GOAL
Print the records below exactly, from the line containing "Recreate this image" down to the line containing "import seaborn as sns", both lines included, and omit every picture.

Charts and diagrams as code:
● ● ● ● ● ● ●
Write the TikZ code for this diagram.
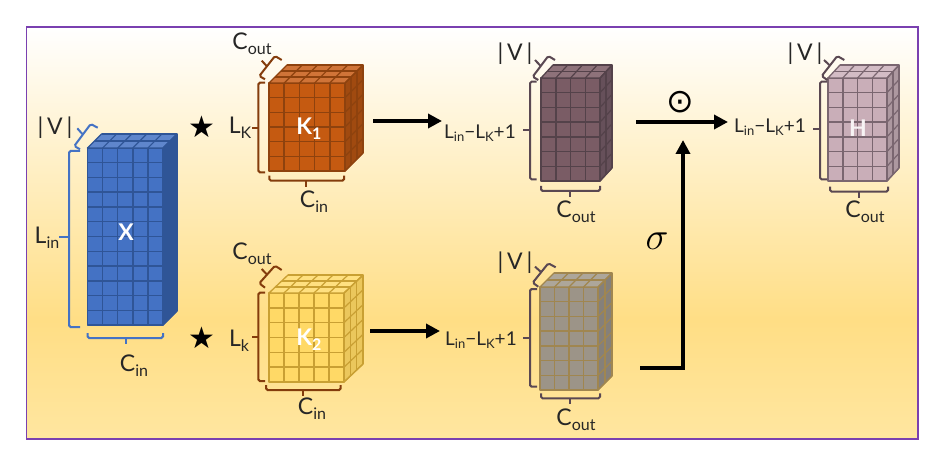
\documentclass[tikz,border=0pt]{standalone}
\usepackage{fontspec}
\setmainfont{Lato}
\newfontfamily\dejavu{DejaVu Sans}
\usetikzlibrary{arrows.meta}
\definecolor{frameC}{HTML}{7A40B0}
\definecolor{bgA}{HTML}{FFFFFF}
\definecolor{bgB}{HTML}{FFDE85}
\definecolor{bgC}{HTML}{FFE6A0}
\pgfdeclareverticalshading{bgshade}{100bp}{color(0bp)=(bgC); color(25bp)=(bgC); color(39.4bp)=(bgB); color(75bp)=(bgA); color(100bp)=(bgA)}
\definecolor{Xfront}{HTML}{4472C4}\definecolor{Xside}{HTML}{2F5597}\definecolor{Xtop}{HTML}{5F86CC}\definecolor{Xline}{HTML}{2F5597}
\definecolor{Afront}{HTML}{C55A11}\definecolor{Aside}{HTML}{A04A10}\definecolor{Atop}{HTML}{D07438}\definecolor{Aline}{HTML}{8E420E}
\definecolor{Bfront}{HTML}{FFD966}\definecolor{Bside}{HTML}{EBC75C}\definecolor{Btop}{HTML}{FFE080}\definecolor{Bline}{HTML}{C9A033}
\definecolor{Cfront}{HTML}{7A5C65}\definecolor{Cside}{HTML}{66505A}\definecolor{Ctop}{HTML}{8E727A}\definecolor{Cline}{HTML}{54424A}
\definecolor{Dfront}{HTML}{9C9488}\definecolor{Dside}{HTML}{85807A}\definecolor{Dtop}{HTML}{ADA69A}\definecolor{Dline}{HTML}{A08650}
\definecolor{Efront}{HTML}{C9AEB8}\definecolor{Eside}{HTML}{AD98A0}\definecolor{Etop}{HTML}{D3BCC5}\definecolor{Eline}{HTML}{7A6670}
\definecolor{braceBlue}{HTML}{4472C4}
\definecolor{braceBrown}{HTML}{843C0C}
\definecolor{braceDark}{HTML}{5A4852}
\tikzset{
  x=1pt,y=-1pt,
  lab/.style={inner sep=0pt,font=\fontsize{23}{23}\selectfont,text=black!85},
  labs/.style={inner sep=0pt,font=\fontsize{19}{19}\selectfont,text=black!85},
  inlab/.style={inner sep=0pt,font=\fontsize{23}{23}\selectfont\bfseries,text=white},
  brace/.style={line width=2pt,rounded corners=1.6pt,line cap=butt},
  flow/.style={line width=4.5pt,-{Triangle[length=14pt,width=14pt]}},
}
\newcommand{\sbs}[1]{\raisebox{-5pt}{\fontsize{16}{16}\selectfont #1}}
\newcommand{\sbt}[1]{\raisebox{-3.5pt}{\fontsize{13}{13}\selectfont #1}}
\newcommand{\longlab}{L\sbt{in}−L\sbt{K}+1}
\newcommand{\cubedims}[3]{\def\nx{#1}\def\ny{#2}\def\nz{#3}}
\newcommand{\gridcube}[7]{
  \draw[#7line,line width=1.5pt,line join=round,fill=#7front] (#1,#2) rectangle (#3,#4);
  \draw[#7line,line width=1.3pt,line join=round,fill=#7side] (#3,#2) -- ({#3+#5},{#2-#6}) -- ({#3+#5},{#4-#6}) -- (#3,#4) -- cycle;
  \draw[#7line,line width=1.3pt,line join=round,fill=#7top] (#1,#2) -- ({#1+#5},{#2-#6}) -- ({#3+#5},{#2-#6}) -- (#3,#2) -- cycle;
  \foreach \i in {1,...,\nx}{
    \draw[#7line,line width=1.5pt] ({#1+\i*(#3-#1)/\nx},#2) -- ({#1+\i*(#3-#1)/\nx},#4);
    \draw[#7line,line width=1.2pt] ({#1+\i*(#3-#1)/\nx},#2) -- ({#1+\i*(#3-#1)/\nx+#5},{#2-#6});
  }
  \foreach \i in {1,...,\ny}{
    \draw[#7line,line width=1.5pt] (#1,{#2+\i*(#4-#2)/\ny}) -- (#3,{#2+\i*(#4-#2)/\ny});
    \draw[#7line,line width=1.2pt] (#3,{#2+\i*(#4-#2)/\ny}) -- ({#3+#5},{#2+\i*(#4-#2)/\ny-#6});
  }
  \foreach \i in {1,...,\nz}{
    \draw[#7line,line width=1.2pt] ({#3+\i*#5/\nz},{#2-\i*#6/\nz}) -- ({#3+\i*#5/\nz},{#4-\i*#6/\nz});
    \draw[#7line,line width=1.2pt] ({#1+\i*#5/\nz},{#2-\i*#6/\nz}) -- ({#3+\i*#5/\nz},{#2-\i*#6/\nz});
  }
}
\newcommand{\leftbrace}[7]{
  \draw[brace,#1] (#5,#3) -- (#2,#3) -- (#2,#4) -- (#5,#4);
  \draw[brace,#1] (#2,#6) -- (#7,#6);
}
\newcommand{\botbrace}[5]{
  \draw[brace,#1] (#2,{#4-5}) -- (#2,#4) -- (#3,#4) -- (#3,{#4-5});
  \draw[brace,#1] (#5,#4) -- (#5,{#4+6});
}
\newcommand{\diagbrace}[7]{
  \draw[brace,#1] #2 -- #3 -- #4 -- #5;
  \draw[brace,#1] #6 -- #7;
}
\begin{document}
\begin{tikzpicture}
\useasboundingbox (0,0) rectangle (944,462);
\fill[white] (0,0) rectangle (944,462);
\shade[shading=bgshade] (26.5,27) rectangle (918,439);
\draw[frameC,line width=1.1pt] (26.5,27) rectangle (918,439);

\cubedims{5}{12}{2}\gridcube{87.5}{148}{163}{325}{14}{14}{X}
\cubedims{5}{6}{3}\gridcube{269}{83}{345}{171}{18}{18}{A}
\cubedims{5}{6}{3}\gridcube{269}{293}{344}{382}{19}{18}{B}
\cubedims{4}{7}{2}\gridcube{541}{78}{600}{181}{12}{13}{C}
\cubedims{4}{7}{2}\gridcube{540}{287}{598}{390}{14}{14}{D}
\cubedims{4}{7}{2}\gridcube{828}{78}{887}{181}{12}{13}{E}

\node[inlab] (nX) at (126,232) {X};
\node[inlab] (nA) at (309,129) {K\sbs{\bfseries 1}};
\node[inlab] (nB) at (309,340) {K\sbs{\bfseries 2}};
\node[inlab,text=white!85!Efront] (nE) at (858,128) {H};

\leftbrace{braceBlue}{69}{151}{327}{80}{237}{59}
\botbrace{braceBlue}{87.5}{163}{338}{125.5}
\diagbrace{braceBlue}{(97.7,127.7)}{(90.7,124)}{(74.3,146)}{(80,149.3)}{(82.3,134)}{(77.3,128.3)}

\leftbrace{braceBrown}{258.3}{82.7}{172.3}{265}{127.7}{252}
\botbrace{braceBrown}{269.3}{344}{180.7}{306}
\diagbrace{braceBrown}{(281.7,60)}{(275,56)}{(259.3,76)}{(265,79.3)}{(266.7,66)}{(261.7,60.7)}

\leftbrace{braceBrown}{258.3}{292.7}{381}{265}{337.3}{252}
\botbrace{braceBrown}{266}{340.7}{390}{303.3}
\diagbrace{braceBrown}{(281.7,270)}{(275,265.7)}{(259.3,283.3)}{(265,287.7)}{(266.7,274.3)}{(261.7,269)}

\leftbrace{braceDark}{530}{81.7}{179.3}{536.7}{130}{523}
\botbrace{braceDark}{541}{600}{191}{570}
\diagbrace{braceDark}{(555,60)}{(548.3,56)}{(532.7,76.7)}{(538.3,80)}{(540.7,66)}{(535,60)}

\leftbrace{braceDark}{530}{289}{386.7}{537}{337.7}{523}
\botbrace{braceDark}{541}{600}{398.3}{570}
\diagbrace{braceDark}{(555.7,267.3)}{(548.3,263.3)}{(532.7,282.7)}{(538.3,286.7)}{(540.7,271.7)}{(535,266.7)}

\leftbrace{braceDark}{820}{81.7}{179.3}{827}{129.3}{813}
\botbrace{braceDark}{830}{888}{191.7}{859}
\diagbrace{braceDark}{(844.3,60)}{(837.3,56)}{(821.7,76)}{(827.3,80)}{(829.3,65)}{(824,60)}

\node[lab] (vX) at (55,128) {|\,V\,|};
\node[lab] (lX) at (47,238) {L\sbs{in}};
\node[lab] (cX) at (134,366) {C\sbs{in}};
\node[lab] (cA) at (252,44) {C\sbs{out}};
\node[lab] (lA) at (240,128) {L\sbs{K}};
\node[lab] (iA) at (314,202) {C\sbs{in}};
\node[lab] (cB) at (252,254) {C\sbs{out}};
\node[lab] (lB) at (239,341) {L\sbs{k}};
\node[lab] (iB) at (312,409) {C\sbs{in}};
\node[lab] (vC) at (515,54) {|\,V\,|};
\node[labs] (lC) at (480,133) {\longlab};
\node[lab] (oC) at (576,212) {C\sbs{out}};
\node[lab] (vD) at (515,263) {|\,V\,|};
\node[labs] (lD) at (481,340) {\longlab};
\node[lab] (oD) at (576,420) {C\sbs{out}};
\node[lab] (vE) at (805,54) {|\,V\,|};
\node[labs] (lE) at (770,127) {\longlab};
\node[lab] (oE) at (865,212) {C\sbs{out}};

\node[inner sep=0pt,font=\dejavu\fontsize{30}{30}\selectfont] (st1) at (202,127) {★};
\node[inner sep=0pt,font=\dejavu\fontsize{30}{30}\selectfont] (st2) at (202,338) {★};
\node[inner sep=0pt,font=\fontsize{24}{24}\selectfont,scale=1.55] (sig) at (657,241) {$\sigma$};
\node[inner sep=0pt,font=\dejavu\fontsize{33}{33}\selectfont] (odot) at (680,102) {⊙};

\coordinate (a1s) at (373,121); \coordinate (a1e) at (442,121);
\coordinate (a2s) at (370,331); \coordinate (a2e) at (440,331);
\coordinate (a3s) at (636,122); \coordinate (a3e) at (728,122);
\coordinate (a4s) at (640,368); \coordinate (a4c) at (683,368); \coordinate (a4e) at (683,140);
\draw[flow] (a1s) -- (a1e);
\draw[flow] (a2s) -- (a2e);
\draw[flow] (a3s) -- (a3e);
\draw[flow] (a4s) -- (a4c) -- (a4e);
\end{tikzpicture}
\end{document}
● ● ● ● ● ● ●
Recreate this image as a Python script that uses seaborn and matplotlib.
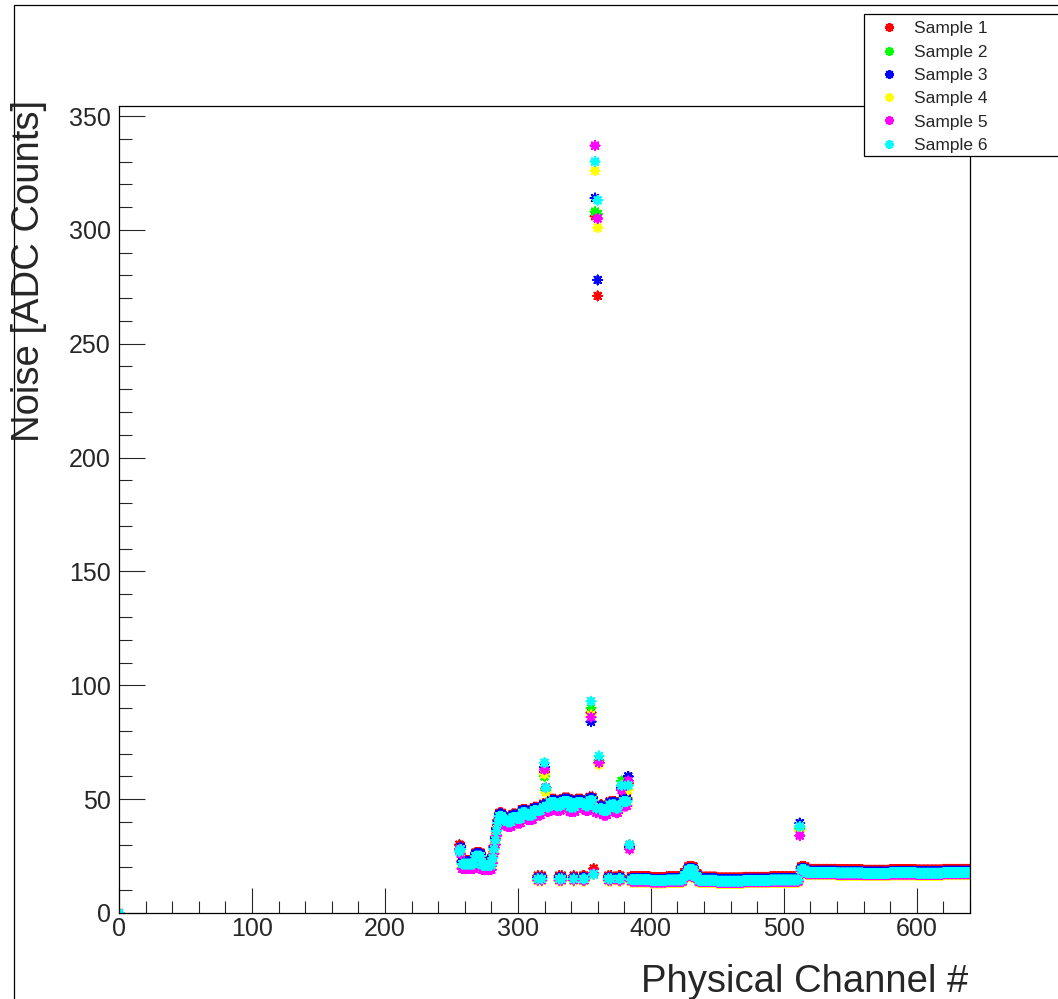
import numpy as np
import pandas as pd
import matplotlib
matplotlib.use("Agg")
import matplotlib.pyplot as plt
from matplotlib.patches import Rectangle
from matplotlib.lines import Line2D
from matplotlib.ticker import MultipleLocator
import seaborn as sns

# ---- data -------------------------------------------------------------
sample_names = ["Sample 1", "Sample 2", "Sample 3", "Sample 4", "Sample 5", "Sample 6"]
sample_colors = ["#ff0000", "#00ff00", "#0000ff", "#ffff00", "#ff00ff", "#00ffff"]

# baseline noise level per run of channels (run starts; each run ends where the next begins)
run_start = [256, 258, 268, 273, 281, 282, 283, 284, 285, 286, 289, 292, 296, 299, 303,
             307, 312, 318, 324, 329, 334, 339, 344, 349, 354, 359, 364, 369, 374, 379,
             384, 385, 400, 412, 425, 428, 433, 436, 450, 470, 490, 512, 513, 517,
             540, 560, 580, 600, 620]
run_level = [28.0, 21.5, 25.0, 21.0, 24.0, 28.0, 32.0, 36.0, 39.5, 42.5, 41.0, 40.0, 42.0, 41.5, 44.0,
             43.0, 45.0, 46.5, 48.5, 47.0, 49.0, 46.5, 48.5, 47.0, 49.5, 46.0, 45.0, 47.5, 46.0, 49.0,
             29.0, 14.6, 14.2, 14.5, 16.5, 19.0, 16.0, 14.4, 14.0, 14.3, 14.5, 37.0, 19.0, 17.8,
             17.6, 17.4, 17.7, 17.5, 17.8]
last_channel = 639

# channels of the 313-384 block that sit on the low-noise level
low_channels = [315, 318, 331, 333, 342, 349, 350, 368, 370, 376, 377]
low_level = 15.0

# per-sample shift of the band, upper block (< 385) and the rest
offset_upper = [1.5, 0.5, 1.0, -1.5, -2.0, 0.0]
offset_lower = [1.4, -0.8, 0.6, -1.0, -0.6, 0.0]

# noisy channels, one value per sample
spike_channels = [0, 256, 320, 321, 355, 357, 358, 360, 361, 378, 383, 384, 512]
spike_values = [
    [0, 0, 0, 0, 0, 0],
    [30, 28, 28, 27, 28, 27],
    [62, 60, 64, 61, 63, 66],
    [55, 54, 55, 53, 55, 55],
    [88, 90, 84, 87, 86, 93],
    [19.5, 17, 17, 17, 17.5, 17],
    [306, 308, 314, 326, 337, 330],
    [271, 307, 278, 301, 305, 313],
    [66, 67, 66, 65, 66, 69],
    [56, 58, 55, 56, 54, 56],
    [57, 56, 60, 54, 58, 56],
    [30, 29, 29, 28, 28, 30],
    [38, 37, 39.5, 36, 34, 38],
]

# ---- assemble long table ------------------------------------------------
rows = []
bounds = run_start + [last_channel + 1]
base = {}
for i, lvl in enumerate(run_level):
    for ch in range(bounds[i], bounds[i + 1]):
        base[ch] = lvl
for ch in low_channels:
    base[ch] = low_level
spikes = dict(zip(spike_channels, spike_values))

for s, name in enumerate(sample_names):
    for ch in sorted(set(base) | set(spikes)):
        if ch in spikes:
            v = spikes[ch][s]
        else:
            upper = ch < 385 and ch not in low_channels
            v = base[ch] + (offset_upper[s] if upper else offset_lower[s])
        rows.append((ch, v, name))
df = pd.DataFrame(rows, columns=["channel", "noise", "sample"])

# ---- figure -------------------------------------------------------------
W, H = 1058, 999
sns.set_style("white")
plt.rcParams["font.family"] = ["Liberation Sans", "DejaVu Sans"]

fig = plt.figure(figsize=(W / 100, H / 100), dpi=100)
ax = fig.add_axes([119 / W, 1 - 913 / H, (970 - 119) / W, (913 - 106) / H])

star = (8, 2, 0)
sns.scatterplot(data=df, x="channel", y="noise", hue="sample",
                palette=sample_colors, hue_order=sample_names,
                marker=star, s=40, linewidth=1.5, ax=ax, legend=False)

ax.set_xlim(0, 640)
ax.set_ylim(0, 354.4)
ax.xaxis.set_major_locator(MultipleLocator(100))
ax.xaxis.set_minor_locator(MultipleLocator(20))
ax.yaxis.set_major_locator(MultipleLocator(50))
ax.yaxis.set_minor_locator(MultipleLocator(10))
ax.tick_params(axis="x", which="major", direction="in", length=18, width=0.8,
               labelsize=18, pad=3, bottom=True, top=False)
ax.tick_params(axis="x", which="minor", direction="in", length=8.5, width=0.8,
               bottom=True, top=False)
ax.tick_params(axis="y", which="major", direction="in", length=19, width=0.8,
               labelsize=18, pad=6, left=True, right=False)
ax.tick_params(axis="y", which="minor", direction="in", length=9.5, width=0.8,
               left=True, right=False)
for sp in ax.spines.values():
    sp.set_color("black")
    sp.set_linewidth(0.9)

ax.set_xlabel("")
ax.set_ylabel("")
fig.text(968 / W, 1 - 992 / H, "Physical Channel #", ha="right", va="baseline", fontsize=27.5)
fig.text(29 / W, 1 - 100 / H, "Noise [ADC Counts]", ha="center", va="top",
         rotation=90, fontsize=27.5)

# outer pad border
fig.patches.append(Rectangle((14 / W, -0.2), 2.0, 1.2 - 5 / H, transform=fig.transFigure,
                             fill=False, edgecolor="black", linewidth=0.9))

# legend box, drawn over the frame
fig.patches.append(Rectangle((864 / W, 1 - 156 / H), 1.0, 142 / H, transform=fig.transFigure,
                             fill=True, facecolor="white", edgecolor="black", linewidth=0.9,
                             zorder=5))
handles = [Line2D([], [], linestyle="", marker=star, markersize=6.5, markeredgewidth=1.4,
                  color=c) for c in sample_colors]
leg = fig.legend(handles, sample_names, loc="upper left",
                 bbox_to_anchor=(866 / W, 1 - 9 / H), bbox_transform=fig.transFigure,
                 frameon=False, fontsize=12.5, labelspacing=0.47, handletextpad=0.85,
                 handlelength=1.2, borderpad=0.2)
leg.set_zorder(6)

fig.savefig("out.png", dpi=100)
● ● ● ● ● ● ●
WRITTEN REPLY
Recreate this image as a Python script that uses seaborn and matplotlib.
import numpy as np
import pandas as pd
import matplotlib
matplotlib.use("Agg")
import matplotlib.pyplot as plt
from matplotlib.patches import Rectangle
from matplotlib.lines import Line2D
from matplotlib.ticker import MultipleLocator
import seaborn as sns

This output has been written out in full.